Records for processing:
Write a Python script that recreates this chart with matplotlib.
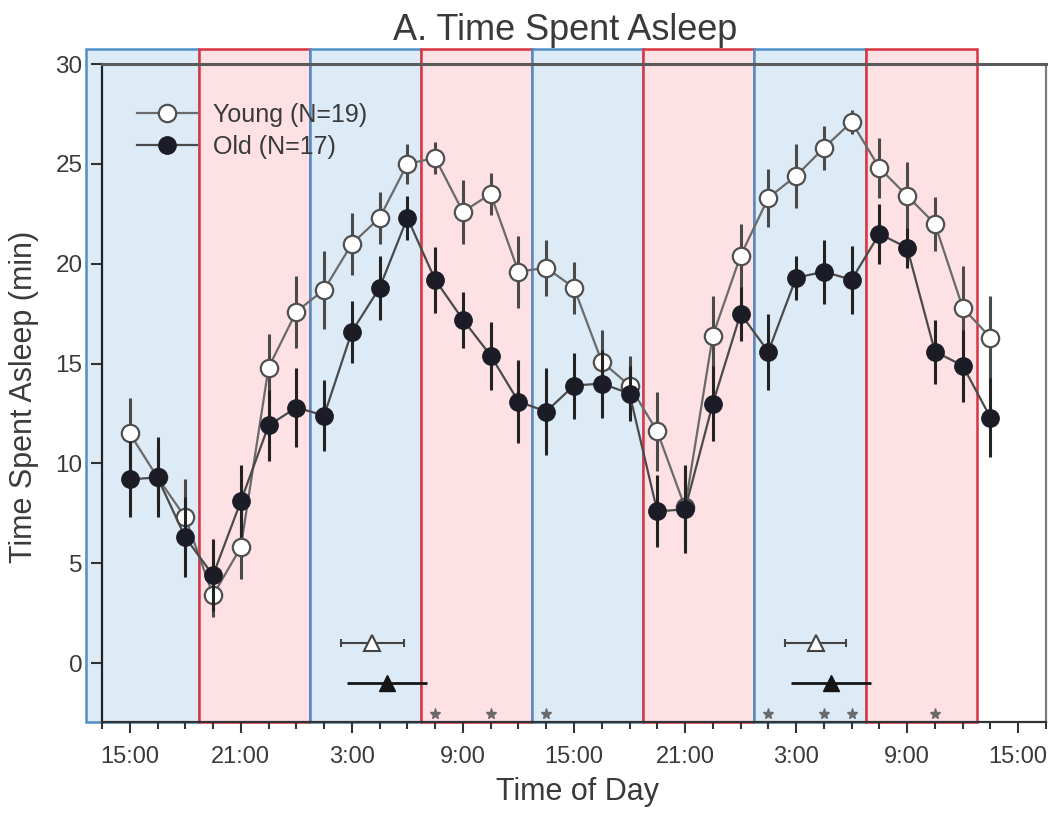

==

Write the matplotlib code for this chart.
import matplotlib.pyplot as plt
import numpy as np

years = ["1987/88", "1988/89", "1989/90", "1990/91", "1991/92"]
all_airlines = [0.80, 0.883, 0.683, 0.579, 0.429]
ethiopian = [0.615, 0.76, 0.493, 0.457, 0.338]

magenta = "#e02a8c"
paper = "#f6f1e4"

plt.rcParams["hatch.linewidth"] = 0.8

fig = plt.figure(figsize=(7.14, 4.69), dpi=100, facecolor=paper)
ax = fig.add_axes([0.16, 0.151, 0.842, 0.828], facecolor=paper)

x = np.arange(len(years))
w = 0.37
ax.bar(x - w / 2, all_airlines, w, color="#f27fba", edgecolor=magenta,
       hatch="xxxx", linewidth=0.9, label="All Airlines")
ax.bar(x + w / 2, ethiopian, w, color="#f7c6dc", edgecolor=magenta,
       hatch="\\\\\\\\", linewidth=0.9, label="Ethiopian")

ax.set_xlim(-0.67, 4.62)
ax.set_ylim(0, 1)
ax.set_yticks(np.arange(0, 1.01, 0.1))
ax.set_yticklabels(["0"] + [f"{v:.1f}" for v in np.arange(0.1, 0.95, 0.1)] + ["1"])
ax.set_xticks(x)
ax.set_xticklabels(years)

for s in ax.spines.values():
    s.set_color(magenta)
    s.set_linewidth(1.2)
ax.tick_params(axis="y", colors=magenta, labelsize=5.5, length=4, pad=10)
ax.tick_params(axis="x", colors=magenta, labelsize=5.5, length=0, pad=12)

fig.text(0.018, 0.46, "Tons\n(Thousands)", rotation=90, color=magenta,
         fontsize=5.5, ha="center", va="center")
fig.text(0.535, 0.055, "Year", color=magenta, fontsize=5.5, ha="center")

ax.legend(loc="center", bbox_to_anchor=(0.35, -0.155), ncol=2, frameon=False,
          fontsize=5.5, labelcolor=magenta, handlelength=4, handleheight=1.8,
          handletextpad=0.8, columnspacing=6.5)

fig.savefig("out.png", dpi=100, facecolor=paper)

---

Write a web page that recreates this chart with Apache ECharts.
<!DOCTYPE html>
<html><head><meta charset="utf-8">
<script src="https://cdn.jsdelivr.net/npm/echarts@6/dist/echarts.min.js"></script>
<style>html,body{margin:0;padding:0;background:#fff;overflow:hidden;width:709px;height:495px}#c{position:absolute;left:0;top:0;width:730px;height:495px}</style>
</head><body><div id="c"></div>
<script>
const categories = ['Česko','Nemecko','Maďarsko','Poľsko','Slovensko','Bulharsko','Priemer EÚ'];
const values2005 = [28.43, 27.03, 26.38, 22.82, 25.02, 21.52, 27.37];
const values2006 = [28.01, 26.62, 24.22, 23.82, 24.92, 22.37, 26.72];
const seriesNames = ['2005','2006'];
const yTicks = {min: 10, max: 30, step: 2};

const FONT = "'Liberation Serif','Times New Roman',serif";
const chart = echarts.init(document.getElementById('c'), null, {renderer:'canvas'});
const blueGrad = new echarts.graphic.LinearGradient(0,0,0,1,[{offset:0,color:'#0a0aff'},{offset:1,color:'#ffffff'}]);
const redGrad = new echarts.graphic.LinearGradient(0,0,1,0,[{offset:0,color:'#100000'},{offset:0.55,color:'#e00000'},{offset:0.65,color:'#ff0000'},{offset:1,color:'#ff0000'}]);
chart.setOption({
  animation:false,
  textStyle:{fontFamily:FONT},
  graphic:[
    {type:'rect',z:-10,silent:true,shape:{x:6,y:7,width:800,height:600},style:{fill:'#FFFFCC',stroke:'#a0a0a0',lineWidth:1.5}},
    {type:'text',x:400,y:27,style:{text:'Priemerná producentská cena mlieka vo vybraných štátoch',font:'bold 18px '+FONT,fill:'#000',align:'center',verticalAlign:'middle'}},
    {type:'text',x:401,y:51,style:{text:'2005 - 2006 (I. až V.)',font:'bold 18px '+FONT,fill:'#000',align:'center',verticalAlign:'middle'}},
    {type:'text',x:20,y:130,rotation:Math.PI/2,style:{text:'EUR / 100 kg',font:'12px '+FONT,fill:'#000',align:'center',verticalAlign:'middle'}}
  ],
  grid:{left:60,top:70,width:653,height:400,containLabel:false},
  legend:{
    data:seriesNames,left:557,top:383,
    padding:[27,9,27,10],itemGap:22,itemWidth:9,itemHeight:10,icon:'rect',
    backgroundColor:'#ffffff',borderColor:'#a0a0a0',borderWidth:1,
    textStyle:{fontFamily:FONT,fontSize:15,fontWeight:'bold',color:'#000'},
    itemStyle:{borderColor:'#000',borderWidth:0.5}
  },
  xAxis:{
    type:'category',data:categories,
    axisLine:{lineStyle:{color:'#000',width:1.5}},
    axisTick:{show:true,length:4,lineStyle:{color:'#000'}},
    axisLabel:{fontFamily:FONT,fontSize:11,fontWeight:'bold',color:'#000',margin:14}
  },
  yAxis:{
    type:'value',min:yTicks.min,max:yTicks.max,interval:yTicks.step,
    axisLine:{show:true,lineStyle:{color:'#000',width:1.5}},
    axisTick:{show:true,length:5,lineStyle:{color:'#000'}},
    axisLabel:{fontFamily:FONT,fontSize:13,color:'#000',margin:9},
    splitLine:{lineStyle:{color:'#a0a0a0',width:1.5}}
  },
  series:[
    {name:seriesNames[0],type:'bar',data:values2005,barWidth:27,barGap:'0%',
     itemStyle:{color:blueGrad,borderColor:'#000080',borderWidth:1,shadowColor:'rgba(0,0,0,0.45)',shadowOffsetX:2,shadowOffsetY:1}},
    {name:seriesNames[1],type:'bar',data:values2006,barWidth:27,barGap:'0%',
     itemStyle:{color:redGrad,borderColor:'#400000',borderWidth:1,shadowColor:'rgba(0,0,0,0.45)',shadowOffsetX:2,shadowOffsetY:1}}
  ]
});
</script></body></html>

Written task: Look for the word "that" and return every line where it occurs.

Response to this exercise:
Write a Python script that recreates this chart with matplotlib.
Write a web page that recreates this chart with Apache ECharts.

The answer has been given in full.